A vida da gente é feita de escolhas. Elas definem nosso caminho. Meu pai me chegou há cinco anos com diagnóstico de Alzheimer. Estava fraquinho, não conseguia andar muito menos pegar os talheres para comer. Foi como um furacão em casa, pois tudo teve que começar a ser ajeitado para suas necessidades. Eu nada sabia de Alzheimer ou cuidado com pessoas dementes. Haveria de aprender no corpo-a-corpo com a realidade. Nos primeiros meses foi difícil demais, mas, com o andar da carruagem a gente vai se adaptando.
A primeira batalha foi com os remédios. Que fazer para segurar as crises de violência, os gritos na madrugada, as alucinações, o desespero da fuga, a insônia permanente? A única coisa que consegui pensar foi em médico e remédio. E fui à luta. Na parceria com o médico começamos a experimentar algumas medicações. Mas, cada remédio dado, pioravam as crises. Houve um dia em que ele quase arrancou o portão da casa, aos gritos de socorro, pela madrugada adentro. Desses remédios que se usam para o Alzheimer, usei todos, mas como piorava eu tirava.
Até que decidi não transformar mais o meu pai num campo de testes. Escolhi cuidar sem remédio. Iria aguentar as crises apenas no osso do peito. Durante o dia, uma gota de canabidiol, que não é remédio, é vida. E quando a ansiedade ficava muita, um cigarro, dos mais fortes, pois a nicotina, me ensinou um médico, é forte calmante nessas situações. Assim temos caminhado nesses anos.

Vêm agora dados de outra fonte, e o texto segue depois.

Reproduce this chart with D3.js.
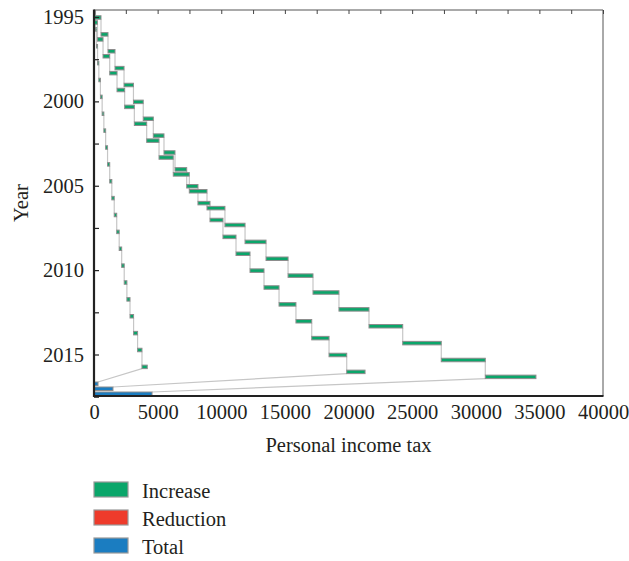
<!DOCTYPE html>
<html>
<head>
<meta charset="utf-8">
<script src="https://cdn.jsdelivr.net/npm/d3@7/dist/d3.min.js"></script>
<style>
  body { margin: 0; background: #fff; }
  #chart text { font-family: "Liberation Serif", "DejaVu Serif", serif; fill: #231f20; }
</style>
</head>
<body>
<div id="chart"></div>
<script>
// data
var years = [1995, 1996, 1997, 1998, 1999, 2000, 2001, 2002, 2003, 2004, 2005,
             2006, 2007, 2008, 2009, 2010, 2011, 2012, 2013, 2014, 2015, 2016];
var groups = ["g1", "g2", "g3"];
var g1Increase = [120, 80, 80, 100, 125, 135, 135, 140, 150, 170, 165,
                  190, 195, 195, 195, 200, 210, 245, 280, 315, 345, 415];
var g2Increase = [550, 550, 550, 710, 740, 770, 790, 840, 865, 920, 885,
                  945, 1020, 1025, 1100, 1100, 1180, 1330, 1240, 1360, 1390, 1440];
var g3Increase = [275, 435, 525, 575, 600, 760, 970, 970, 1120, 1260, 1390,
                  1410, 1580, 1650, 1730, 1960, 2040, 2360, 2650, 3030, 3460, 3980];
var totals = [315, 1490, 4560];
var totalYear = 2017;
var xTicks = [0, 5000, 10000, 15000, 20000, 25000, 30000, 35000, 40000];
var yTicks = [1995, 2000, 2005, 2010, 2015];
var legendLabels = ["Increase", "Reduction", "Total"];
var legendColors = ["#0aa66a", "#ee3b2b", "#1b7dc1"];

// set the dimensions of the graph
var W = 629, H = 561;
var plot = {left: 94, right: 603, top: 10, bottom: 396};
var fs = "20.5px";

var svg = d3.select("#chart").append("svg")
    .attr("width", W)
    .attr("height", H);

// set the ranges
var x = d3.scaleLinear().domain([0, 40000]).range([plot.left, plot.right]);
var y = d3.scaleLinear().domain([1995, 2015]).range([17, 354.5]);
var sub = d3.scalePoint().domain(groups).range([-4.5, 5.5]);

var barH = 3.5;

// build the waterfall steps for each group
var incs = [g1Increase, g2Increase, g3Increase];
var steps = [];
groups.forEach(function(g, gi) {
    var run = 0;
    years.forEach(function(yr, i) {
        steps.push({group: g, gi: gi, year: yr, i: i, start: run, end: run + incs[gi][i]});
        run += incs[gi][i];
    });
});

var totalBars = groups.map(function(g, gi) {
    return {group: g, gi: gi, start: 0, end: totals[gi]};
});

// connectors
var links = [];
steps.forEach(function(d) {
    if (d.i < years.length - 1) {
        links.push({x1: x(d.end), y1: y(d.year) + sub(d.group) + barH / 2,
                    x2: x(d.end), y2: y(d.year + 1) + sub(d.group) - barH / 2});
    } else {
        var t = totalBars[d.gi];
        links.push({x1: x(d.start), y1: y(d.year) + sub(d.group) + barH / 2,
                    x2: x(t.end), y2: y(totalYear) + sub(d.group) - barH / 2});
    }
});

svg.selectAll(".link")
    .data(links)
    .enter().append("line")
    .attr("class", "link")
    .attr("x1", d => d.x1).attr("y1", d => d.y1)
    .attr("x2", d => d.x2).attr("y2", d => d.y2)
    .style("stroke", "#c6c6c6")
    .style("stroke-width", 1.2);

// increase bars
svg.selectAll(".bar")
    .data(steps)
    .enter().append("rect")
    .attr("class", "bar")
    .attr("x", d => x(d.start))
    .attr("y", d => y(d.year) + sub(d.group) - barH / 2)
    .attr("width", d => x(d.end) - x(d.start))
    .attr("height", barH)
    .style("fill", legendColors[0])
    .style("stroke", "#8d8d8d")
    .style("stroke-width", 1);

// total bars
svg.selectAll(".total")
    .data(totalBars)
    .enter().append("rect")
    .attr("class", "total")
    .attr("x", d => x(d.start))
    .attr("y", d => y(totalYear) + sub(d.group) - barH / 2)
    .attr("width", d => x(d.end) - x(d.start))
    .attr("height", barH)
    .style("fill", legendColors[2])
    .style("stroke", "#8d8d8d")
    .style("stroke-width", 1);

// frame: thin top and right, heavy left and bottom
svg.append("line")
    .attr("x1", plot.left).attr("x2", plot.right)
    .attr("y1", plot.top).attr("y2", plot.top)
    .style("stroke", "#555").style("stroke-width", 1);
svg.append("line")
    .attr("x1", plot.right).attr("x2", plot.right)
    .attr("y1", plot.top).attr("y2", plot.bottom)
    .style("stroke", "#555").style("stroke-width", 1);

// top ticks every 2500, pointing in
svg.append("g")
    .attr("class", "top axis")
    .attr("transform", "translate(0," + plot.top + ")")
    .call(d3.axisTop(x).tickValues(d3.range(0, 40001, 2500)).tickSize(-4).tickFormat(""))
    .call(g => g.select(".domain").remove())
    .selectAll("line").style("stroke", "#444");

// Add the X Axis
svg.append("g")
    .attr("class", "x axis")
    .attr("transform", "translate(0," + plot.bottom + ")")
    .call(d3.axisBottom(x).tickValues(xTicks).tickSize(0).tickPadding(8).tickFormat(d3.format("d")))
    .call(g => g.select(".domain").remove())
    .selectAll("text").style("font-size", fs);

// Add the Y Axis
var yAll = d3.range(1995, 2017.6, 2.5);
svg.append("g")
    .attr("class", "y axis")
    .attr("transform", "translate(" + plot.left + ",0)")
    .call(d3.axisLeft(y).tickValues(yAll).tickSize(-5).tickPadding(10)
        .tickFormat(d => yTicks.indexOf(d) >= 0 ? d : ""))
    .call(g => g.select(".domain").remove())
    .call(g => g.selectAll("line").style("stroke", "#222").style("stroke-width", 1.2))
    .selectAll("text").style("font-size", fs);

svg.append("line")
    .attr("x1", plot.left).attr("x2", plot.left)
    .attr("y1", plot.top - 0.5).attr("y2", plot.bottom + 1)
    .style("stroke", "#222").style("stroke-width", 2.2);
svg.append("line")
    .attr("x1", plot.left - 1).attr("x2", plot.right + 0.5)
    .attr("y1", plot.bottom).attr("y2", plot.bottom)
    .style("stroke", "#222").style("stroke-width", 2.2);

// axis labels
svg.append("text")
    .attr("x", (plot.left + plot.right) / 2)
    .attr("y", 452)
    .style("text-anchor", "middle")
    .style("font-size", fs)
    .text("Personal income tax");

svg.append("text")
    .attr("transform", "rotate(-90)")
    .attr("x", -(plot.top + plot.bottom) / 2)
    .attr("y", 28)
    .style("text-anchor", "middle")
    .style("font-size", fs)
    .text("Year");

// legend
var legend = svg.selectAll(".legend")
    .data(legendLabels)
    .enter().append("g")
    .attr("class", "legend")
    .attr("transform", (d, i) => "translate(94," + (482 + i * 28) + ")");

legend.append("rect")
    .attr("width", 34)
    .attr("height", 15)
    .style("fill", (d, i) => legendColors[i])
    .style("stroke", "#999")
    .style("stroke-width", 1.2);

legend.append("text")
    .attr("x", 48)
    .attr("y", 15.5)
    .style("font-size", fs)
    .text(d => d);
</script>
</body>
</html>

Alucinações o pai não tem mais e tampouco crises de violência ou tentativas de fuga. Consegui estabelecer uma rotina durante a noite, com a qual consigo fazer com que ele durma algumas horas. Bom, e qual é preço disso? Cuidado 24 horas. Definitivamente o que substitui os remédios é a presença, a atenção, o cuidado, as coisas que fazemos juntos. O dia inteiro inventando coisas. Isso obviamente cobra um tempo danado da gente, e praticamente toda a vida que a gente tinha deixa de existir - só há um hiato para o trabalho, ainda necessário. De resto, os dias são passados em função dele, pois se a atenção não chega, o bicho pega.

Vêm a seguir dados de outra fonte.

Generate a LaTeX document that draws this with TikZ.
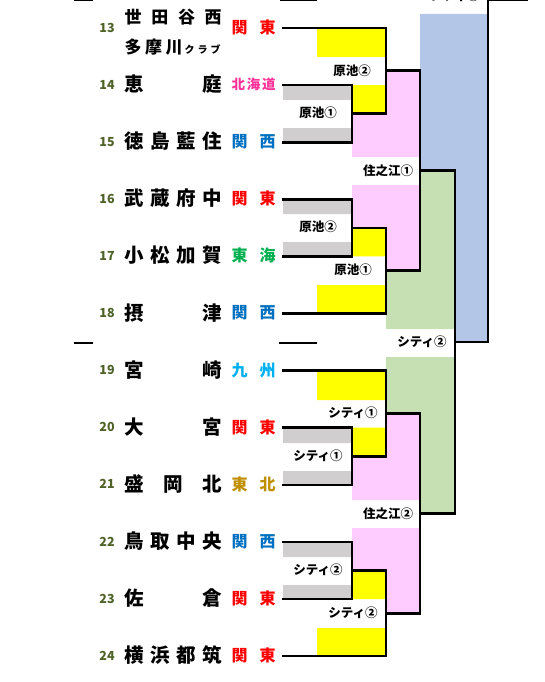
\documentclass[tikz,border=0pt]{standalone}
\usepackage{fontspec}
\newfontfamily\jp{Noto Sans CJK JP}
\definecolor{cyel}{HTML}{FFFF00}
\definecolor{cgry}{HTML}{D0CECE}
\definecolor{cpnk}{HTML}{FFCCFF}
\definecolor{cgrn}{HTML}{C6E0B4}
\definecolor{cblu}{HTML}{B4C6E7}
\definecolor{rkanto}{HTML}{FF0000}
\definecolor{rhok}{HTML}{FF3399}
\definecolor{rkansai}{HTML}{0070C0}
\definecolor{rtokai}{HTML}{00B050}
\definecolor{rkyushu}{HTML}{00B0F0}
\definecolor{rtohoku}{HTML}{BF8F00}
\definecolor{cnum}{HTML}{4F6228}
\begin{document}
\begin{tikzpicture}[x=1pt,y=-1pt,
  brk/.style={line width=2.6pt,line join=miter,line cap=rect},
  thinln/.style={line width=1.3pt},
  nm/.style={anchor=west,inner sep=0pt,font=\jp\bfseries\fontsize{19.5}{20}\selectfont},
  nmsm/.style={anchor=west,inner sep=0pt,font=\jp\bfseries\fontsize{17}{18}\selectfont},
  num/.style={inner sep=0pt,text=cnum,font=\jp\bfseries\fontsize{12.5}{13}\selectfont},
  reg/.style={anchor=west,inner sep=0pt,font=\jp\bfseries\fontsize{16}{17}\selectfont},
  regsm/.style={anchor=west,inner sep=0pt,font=\jp\bfseries\fontsize{13.5}{14}\selectfont},
  lbl/.style={inner sep=0pt,font=\jp\bfseries\fontsize{12.5}{13}\selectfont},
]
\useasboundingbox (0,0) rectangle (544,682);
\clip (0,0) rectangle (544,682);
% ---------- fills ----------
\fill[cblu] (420,14) rectangle (488,170.75) (455,170.75) rectangle (488,342.05);
\fill[cgrn] (420,170.75) rectangle (455,270.7) (386,270.7) rectangle (455,329)
            (386,357) rectangle (455,413.4) (420,413.4) rectangle (455,513.35);
\fill[cpnk] (386,70.8) rectangle (420,113.65) (352,113.65) rectangle (420,157)
            (352,185) rectangle (420,227.85) (386,227.85) rectangle (420,270.7)
            (386,413.4) rectangle (420,456.25) (352,456.25) rectangle (420,500)
            (352,528) rectangle (420,570.45) (386,570.45) rectangle (420,613.3);
\fill[cyel] (317,28) rectangle (386,57) (352,85.1) rectangle (386,113.65)
            (352,227.85) rectangle (386,256.4) (317,285) rectangle (386,313.5)
            (317,370.6) rectangle (386,400) (352,427.7) rectangle (386,456.25)
            (352,570.45) rectangle (386,599) (317,628) rectangle (386,656.1);
\fill[cgry] (283,85.1) rectangle (352,100) (283,128) rectangle (352,142.2)
            (283,199.3) rectangle (352,214) (283,242) rectangle (352,256.4)
            (283,427.7) rectangle (352,443) (283,471) rectangle (352,484.8)
            (283,541.9) rectangle (352,557) (283,585) rectangle (352,599);
% ---------- team line ends ----------
\coordinate (e13) at (283,28);    \coordinate (e14) at (283,85.1);
\coordinate (e15) at (283,142.2); \coordinate (e16) at (283,199.3);
\coordinate (e17) at (283,256.4); \coordinate (e18) at (283,313.5);
\coordinate (e19) at (283,370.6); \coordinate (e20) at (283,427.7);
\coordinate (e21) at (283,484.8); \coordinate (e22) at (283,541.9);
\coordinate (e23) at (283,599);   \coordinate (e24) at (283,656.1);
% ---------- bracket lines ----------
\draw[brk] (e14) -- (352,85.1) -- (352,142.2) -- (e15);
\draw[brk] (e13) -- (386,28) -- (386,113.65) -- (352,113.65);
\draw[brk] (e16) -- (352,199.3) -- (352,256.4) -- (e17);
\draw[brk] (e18) -- (386,313.5) -- (386,227.85) -- (352,227.85);
\draw[brk] (386,70.8) -- (420,70.8) -- (420,270.7) -- (386,270.7);
\draw[brk] (e20) -- (352,427.7) -- (352,484.8) -- (e21);
\draw[brk] (e19) -- (386,370.6) -- (386,456.25) -- (352,456.25);
\draw[brk] (e22) -- (352,541.9) -- (352,599) -- (e23);
\draw[brk] (e24) -- (386,656.1) -- (386,570.45) -- (352,570.45);
\draw[brk] (386,413.4) -- (420,413.4) -- (420,613.3) -- (386,613.3);
\draw[brk] (420,170.75) -- (455,170.75) -- (455,513.35) -- (420,513.35);
\draw[brk] (455,342.05) -- (488,342.05) -- (488,-0.3) -- (527,-0.3);
\draw[thinln] (74,0.5) -- (93,0.5) (280,0.5) -- (317,0.5);
\draw[thinln] (74,343) -- (93,343) (279,343) -- (317,343);
% ---------- numbers ----------
\foreach \n/\y in {13/27.5,14/84.6,15/141.7,16/198.8,17/255.9,18/313,19/370.1,20/427.2,21/484.3,22/541.4,23/598.5,24/655.6}
  \node[num] (n\n) at (107,\y) {\n};
% ---------- names ----------
\node[nmsm] (t13a) at (124.5,17) {\makebox[97pt][s]{世\hfill 田\hfill 谷\hfill 西}};
\node[nmsm] (t13b) at (124.5,47) {\makebox[58pt][s]{多\hfill 摩\hfill 川}\hspace{2pt}{\fontsize{10}{10}\selectfont\makebox[36pt][s]{ク\hfill ラ\hfill ブ}}};
\node[nm] (t14) at (124.5,84.3) {\makebox[97pt][s]{恵\hfill 庭}};
\node[nm] (t15) at (124.5,141.4) {\makebox[97pt][s]{徳\hfill 島\hfill 藍\hfill 住}};
\node[nm] (t16) at (124.5,198.5) {\makebox[97pt][s]{武\hfill 蔵\hfill 府\hfill 中}};
\node[nm] (t17) at (124.5,255.6) {\makebox[97pt][s]{小\hfill 松\hfill 加\hfill 賀}};
\node[nm] (t18) at (124.5,312.7) {\makebox[97pt][s]{摂\hfill 津}};
\node[nm] (t19) at (124.5,369.8) {\makebox[97pt][s]{宮\hfill 崎}};
\node[nm] (t20) at (124.5,426.9) {\makebox[97pt][s]{大\hfill 宮}};
\node[nm] (t21) at (124.5,484) {\makebox[97pt][s]{盛\hfill 岡\hfill 北}};
\node[nm] (t22) at (124.5,541.1) {\makebox[97pt][s]{鳥\hfill 取\hfill 中\hfill 央}};
\node[nm] (t23) at (124.5,598.2) {\makebox[97pt][s]{佐\hfill 倉}};
\node[nm] (t24) at (124.5,655.3) {\makebox[97pt][s]{横\hfill 浜\hfill 都\hfill 筑}};
% ---------- regions ----------
\node[reg,text=rkanto] (r13) at (231.5,27.5) {\makebox[44pt][s]{関\hfill 東}};
\node[regsm,text=rhok] (r14) at (231.5,84.6) {\makebox[44pt][s]{北\hfill 海\hfill 道}};
\node[reg,text=rkansai] (r15) at (231.5,141.7) {\makebox[44pt][s]{関\hfill 西}};
\node[reg,text=rkanto] (r16) at (231.5,198.8) {\makebox[44pt][s]{関\hfill 東}};
\node[reg,text=rtokai] (r17) at (231.5,255.9) {\makebox[44pt][s]{東\hfill 海}};
\node[reg,text=rkansai] (r18) at (231.5,313) {\makebox[44pt][s]{関\hfill 西}};
\node[reg,text=rkyushu] (r19) at (231.5,370.1) {\makebox[44pt][s]{九\hfill 州}};
\node[reg,text=rkanto] (r20) at (231.5,427.2) {\makebox[44pt][s]{関\hfill 東}};
\node[reg,text=rtohoku] (r21) at (231.5,484.3) {\makebox[44pt][s]{東\hfill 北}};
\node[reg,text=rkansai] (r22) at (231.5,541.4) {\makebox[44pt][s]{関\hfill 西}};
\node[reg,text=rkanto] (r23) at (231.5,598.5) {\makebox[44pt][s]{関\hfill 東}};
\node[reg,text=rkanto] (r24) at (231.5,655.6) {\makebox[44pt][s]{関\hfill 東}};
% ---------- winner labels ----------
\node[lbl] (w1) at (352,70.5) {原池②};
\node[lbl] (w2) at (318,113) {原池①};
\node[lbl] (w3) at (388,171) {住之江①};
\node[lbl] (w4) at (318,227) {原池②};
\node[lbl] (w5) at (353,270) {原池①};
\node[lbl] (w6) at (422,342) {シティ②};
\node[lbl] (w7) at (353,413) {シティ①};
\node[lbl] (w8) at (318,456) {シティ①};
\node[lbl] (w9) at (388,513.5) {住之江②};
\node[lbl] (w10) at (318,570) {シティ②};
\node[lbl] (w11) at (353,613) {シティ②};
\node[lbl] (w12) at (455,-4.5) {シティ①};
\end{tikzpicture}
\end{document}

Entendi que esse caminho é bastante duro para o cuidador porque exige atenção integral, entrega total. É dureza. Não são todos os que podem fazer isso. Algumas pessoas até têm sucesso com a medicação. Mas eu preferi desistir. Como o pai tem saúde de ferro não há sequer outros medicamentos para atrapalhar. O único remédio que ele toma é o da pressão que o médico disse que não é bom parar. Como é só um, fica bem fácil administrar.
O resultado dessa escolha é ver o pai bem de boa, fazendo suas pequenas loucurinhas como colocar coisas no vaso do banheiro, comer todas as bananas da fruteira, mexericar no armário de comida, espiar no portão conversando com algum amigo imaginário. Ele não fica irritado, não fica violento, não fica ansioso. Só perde a tramontana na hora de trocar de roupa. Não gosta que lhe baixem as calças. Mas, com paciência, tudo dá certo. Também não gosta de banho e o jeito é levar ele para o box, com roupa e tudo e ir molhando devagar. Conforme a roupa vai molhando, ele mesmo vai tirando. É bem engraçado. Lógico que é uma operação demorada, mas temos todo o tempo do mundo.
Depois, é ficar com ele no alpendre vendo os passarinhos, os gatos, os cachorros, ouvindo música, tomando uma cervejinha. É pesado pra mim, mas essas cenas do cotidiano, valem toda a pena. Como hoje, depois do banho, ele dormitando à sombra, com o gatinho a lhe lamber a mão. Nenhuma rugosidade na sua adorável vida. Só o passar das horas. Por vezes conversamos, bastante tempo, numa língua estranha. Mas, nos entendemos.
Tudo o que eu queria era que as pessoas pudessem ter esse tempo para cuidar de seus velhos. Pois, com certeza, isso lhes dá um final de vida sereno, cheio de alegria e dignidade. Coisa que eles merecem depois de tanta vida de trabalho. Não é fácil, mas, vale a pena.